REQUEST
Quote all lines below exactly. Images stay out.

>> Begin SOURCE DATA

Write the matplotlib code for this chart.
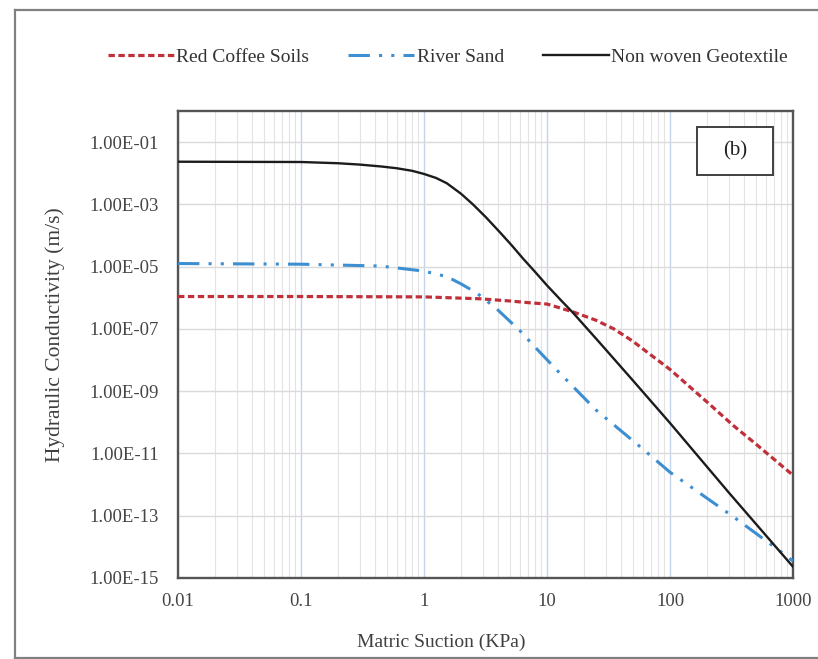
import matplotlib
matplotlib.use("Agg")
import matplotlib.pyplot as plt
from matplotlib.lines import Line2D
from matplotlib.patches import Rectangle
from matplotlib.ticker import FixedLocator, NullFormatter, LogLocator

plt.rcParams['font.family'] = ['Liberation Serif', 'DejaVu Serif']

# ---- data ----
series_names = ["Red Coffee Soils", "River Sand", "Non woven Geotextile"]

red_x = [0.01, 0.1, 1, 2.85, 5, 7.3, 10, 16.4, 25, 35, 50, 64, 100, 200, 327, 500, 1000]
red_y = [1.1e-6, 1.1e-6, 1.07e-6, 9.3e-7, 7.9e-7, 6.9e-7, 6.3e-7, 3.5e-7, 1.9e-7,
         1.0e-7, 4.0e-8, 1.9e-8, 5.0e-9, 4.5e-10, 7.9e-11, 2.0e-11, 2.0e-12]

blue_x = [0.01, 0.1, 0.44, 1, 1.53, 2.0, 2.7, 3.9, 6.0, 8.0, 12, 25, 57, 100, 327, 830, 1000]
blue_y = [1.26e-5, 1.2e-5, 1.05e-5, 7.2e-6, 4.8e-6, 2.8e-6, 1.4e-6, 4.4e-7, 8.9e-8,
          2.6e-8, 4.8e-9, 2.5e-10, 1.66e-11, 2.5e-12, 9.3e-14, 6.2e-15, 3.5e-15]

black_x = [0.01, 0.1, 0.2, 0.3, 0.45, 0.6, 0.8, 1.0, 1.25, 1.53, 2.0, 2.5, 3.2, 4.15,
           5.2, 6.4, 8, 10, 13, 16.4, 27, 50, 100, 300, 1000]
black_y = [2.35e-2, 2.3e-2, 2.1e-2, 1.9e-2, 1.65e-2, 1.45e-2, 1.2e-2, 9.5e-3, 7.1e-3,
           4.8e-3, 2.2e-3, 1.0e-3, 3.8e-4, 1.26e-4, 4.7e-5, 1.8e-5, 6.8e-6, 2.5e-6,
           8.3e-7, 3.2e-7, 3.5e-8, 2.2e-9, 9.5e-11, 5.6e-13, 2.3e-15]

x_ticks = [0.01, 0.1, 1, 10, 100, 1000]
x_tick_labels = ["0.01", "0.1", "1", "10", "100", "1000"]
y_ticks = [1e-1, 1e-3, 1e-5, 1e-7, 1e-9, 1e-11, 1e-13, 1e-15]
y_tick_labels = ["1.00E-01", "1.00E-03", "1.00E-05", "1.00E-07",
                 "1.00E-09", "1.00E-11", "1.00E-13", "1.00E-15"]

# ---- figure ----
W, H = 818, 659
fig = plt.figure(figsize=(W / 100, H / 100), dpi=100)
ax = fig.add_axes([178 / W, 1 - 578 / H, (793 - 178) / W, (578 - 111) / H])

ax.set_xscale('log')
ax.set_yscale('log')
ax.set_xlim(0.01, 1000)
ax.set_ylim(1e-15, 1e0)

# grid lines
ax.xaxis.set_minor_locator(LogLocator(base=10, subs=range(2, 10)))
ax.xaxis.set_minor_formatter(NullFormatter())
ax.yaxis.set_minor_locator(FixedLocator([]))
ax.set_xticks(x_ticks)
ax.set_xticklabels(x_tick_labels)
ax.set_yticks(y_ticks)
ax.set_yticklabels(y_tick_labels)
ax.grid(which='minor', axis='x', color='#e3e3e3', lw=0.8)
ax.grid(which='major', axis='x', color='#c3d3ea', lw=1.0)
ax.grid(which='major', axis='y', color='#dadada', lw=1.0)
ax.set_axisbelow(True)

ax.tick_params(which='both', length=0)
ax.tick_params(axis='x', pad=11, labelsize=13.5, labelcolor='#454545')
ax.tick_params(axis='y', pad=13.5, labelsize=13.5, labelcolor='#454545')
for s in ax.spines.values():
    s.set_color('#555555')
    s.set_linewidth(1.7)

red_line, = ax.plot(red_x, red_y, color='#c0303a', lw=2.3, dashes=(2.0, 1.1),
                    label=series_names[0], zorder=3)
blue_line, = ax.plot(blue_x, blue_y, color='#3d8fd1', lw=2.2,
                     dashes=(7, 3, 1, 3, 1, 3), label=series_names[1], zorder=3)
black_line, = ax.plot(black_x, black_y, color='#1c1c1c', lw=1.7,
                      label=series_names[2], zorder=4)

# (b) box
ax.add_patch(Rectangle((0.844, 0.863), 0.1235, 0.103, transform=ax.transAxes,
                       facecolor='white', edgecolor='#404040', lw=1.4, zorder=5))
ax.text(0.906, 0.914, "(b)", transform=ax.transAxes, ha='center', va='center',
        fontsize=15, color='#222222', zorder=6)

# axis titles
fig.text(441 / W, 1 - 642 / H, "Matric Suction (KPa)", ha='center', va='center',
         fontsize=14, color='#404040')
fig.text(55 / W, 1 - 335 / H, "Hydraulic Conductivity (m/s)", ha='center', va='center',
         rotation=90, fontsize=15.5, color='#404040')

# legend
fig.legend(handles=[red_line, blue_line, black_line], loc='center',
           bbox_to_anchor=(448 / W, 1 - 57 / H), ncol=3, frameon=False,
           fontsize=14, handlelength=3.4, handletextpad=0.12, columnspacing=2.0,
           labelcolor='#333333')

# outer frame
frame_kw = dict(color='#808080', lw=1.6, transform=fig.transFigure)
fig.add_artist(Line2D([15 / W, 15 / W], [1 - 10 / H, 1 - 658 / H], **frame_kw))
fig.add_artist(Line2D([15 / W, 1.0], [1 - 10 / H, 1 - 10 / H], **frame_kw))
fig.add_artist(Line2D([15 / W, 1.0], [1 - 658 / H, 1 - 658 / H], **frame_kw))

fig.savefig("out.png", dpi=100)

>> End SOURCE DATA

RESULT OF THIS TASK
Write the matplotlib code for this chart.
import matplotlib
matplotlib.use("Agg")
import matplotlib.pyplot as plt
from matplotlib.lines import Line2D
from matplotlib.patches import Rectangle
from matplotlib.ticker import FixedLocator, NullFormatter, LogLocator

plt.rcParams['font.family'] = ['Liberation Serif', 'DejaVu Serif']

# ---- data ----
series_names = ["Red Coffee Soils", "River Sand", "Non woven Geotextile"]

red_x = [0.01, 0.1, 1, 2.85, 5, 7.3, 10, 16.4, 25, 35, 50, 64, 100, 200, 327, 500, 1000]
red_y = [1.1e-6, 1.1e-6, 1.07e-6, 9.3e-7, 7.9e-7, 6.9e-7, 6.3e-7, 3.5e-7, 1.9e-7,
         1.0e-7, 4.0e-8, 1.9e-8, 5.0e-9, 4.5e-10, 7.9e-11, 2.0e-11, 2.0e-12]

blue_x = [0.01, 0.1, 0.44, 1, 1.53, 2.0, 2.7, 3.9, 6.0, 8.0, 12, 25, 57, 100, 327, 830, 1000]
blue_y = [1.26e-5, 1.2e-5, 1.05e-5, 7.2e-6, 4.8e-6, 2.8e-6, 1.4e-6, 4.4e-7, 8.9e-8,
          2.6e-8, 4.8e-9, 2.5e-10, 1.66e-11, 2.5e-12, 9.3e-14, 6.2e-15, 3.5e-15]

black_x = [0.01, 0.1, 0.2, 0.3, 0.45, 0.6, 0.8, 1.0, 1.25, 1.53, 2.0, 2.5, 3.2, 4.15,
           5.2, 6.4, 8, 10, 13, 16.4, 27, 50, 100, 300, 1000]
black_y = [2.35e-2, 2.3e-2, 2.1e-2, 1.9e-2, 1.65e-2, 1.45e-2, 1.2e-2, 9.5e-3, 7.1e-3,
           4.8e-3, 2.2e-3, 1.0e-3, 3.8e-4, 1.26e-4, 4.7e-5, 1.8e-5, 6.8e-6, 2.5e-6,
           8.3e-7, 3.2e-7, 3.5e-8, 2.2e-9, 9.5e-11, 5.6e-13, 2.3e-15]

x_ticks = [0.01, 0.1, 1, 10, 100, 1000]
x_tick_labels = ["0.01", "0.1", "1", "10", "100", "1000"]
y_ticks = [1e-1, 1e-3, 1e-5, 1e-7, 1e-9, 1e-11, 1e-13, 1e-15]
y_tick_labels = ["1.00E-01", "1.00E-03", "1.00E-05", "1.00E-07",
                 "1.00E-09", "1.00E-11", "1.00E-13", "1.00E-15"]

# ---- figure ----
W, H = 818, 659
fig = plt.figure(figsize=(W / 100, H / 100), dpi=100)
ax = fig.add_axes([178 / W, 1 - 578 / H, (793 - 178) / W, (578 - 111) / H])

ax.set_xscale('log')
ax.set_yscale('log')
ax.set_xlim(0.01, 1000)
ax.set_ylim(1e-15, 1e0)

# grid lines
ax.xaxis.set_minor_locator(LogLocator(base=10, subs=range(2, 10)))
ax.xaxis.set_minor_formatter(NullFormatter())
ax.yaxis.set_minor_locator(FixedLocator([]))
ax.set_xticks(x_ticks)
ax.set_xticklabels(x_tick_labels)
ax.set_yticks(y_ticks)
ax.set_yticklabels(y_tick_labels)
ax.grid(which='minor', axis='x', color='#e3e3e3', lw=0.8)
ax.grid(which='major', axis='x', color='#c3d3ea', lw=1.0)
ax.grid(which='major', axis='y', color='#dadada', lw=1.0)
ax.set_axisbelow(True)

ax.tick_params(which='both', length=0)
ax.tick_params(axis='x', pad=11, labelsize=13.5, labelcolor='#454545')
ax.tick_params(axis='y', pad=13.5, labelsize=13.5, labelcolor='#454545')
for s in ax.spines.values():
    s.set_color('#555555')
    s.set_linewidth(1.7)

red_line, = ax.plot(red_x, red_y, color='#c0303a', lw=2.3, dashes=(2.0, 1.1),
                    label=series_names[0], zorder=3)
blue_line, = ax.plot(blue_x, blue_y, color='#3d8fd1', lw=2.2,
                     dashes=(7, 3, 1, 3, 1, 3), label=series_names[1], zorder=3)
black_line, = ax.plot(black_x, black_y, color='#1c1c1c', lw=1.7,
                      label=series_names[2], zorder=4)

# (b) box
ax.add_patch(Rectangle((0.844, 0.863), 0.1235, 0.103, transform=ax.transAxes,
                       facecolor='white', edgecolor='#404040', lw=1.4, zorder=5))
ax.text(0.906, 0.914, "(b)", transform=ax.transAxes, ha='center', va='center',
        fontsize=15, color='#222222', zorder=6)

# axis titles
fig.text(441 / W, 1 - 642 / H, "Matric Suction (KPa)", ha='center', va='center',
         fontsize=14, color='#404040')
fig.text(55 / W, 1 - 335 / H, "Hydraulic Conductivity (m/s)", ha='center', va='center',
         rotation=90, fontsize=15.5, color='#404040')

# legend
fig.legend(handles=[red_line, blue_line, black_line], loc='center',
           bbox_to_anchor=(448 / W, 1 - 57 / H), ncol=3, frameon=False,
           fontsize=14, handlelength=3.4, handletextpad=0.12, columnspacing=2.0,
           labelcolor='#333333')

# outer frame
frame_kw = dict(color='#808080', lw=1.6, transform=fig.transFigure)
fig.add_artist(Line2D([15 / W, 15 / W], [1 - 10 / H, 1 - 658 / H], **frame_kw))
fig.add_artist(Line2D([15 / W, 1.0], [1 - 10 / H, 1 - 10 / H], **frame_kw))
fig.add_artist(Line2D([15 / W, 1.0], [1 - 658 / H, 1 - 658 / H], **frame_kw))

fig.savefig("out.png", dpi=100)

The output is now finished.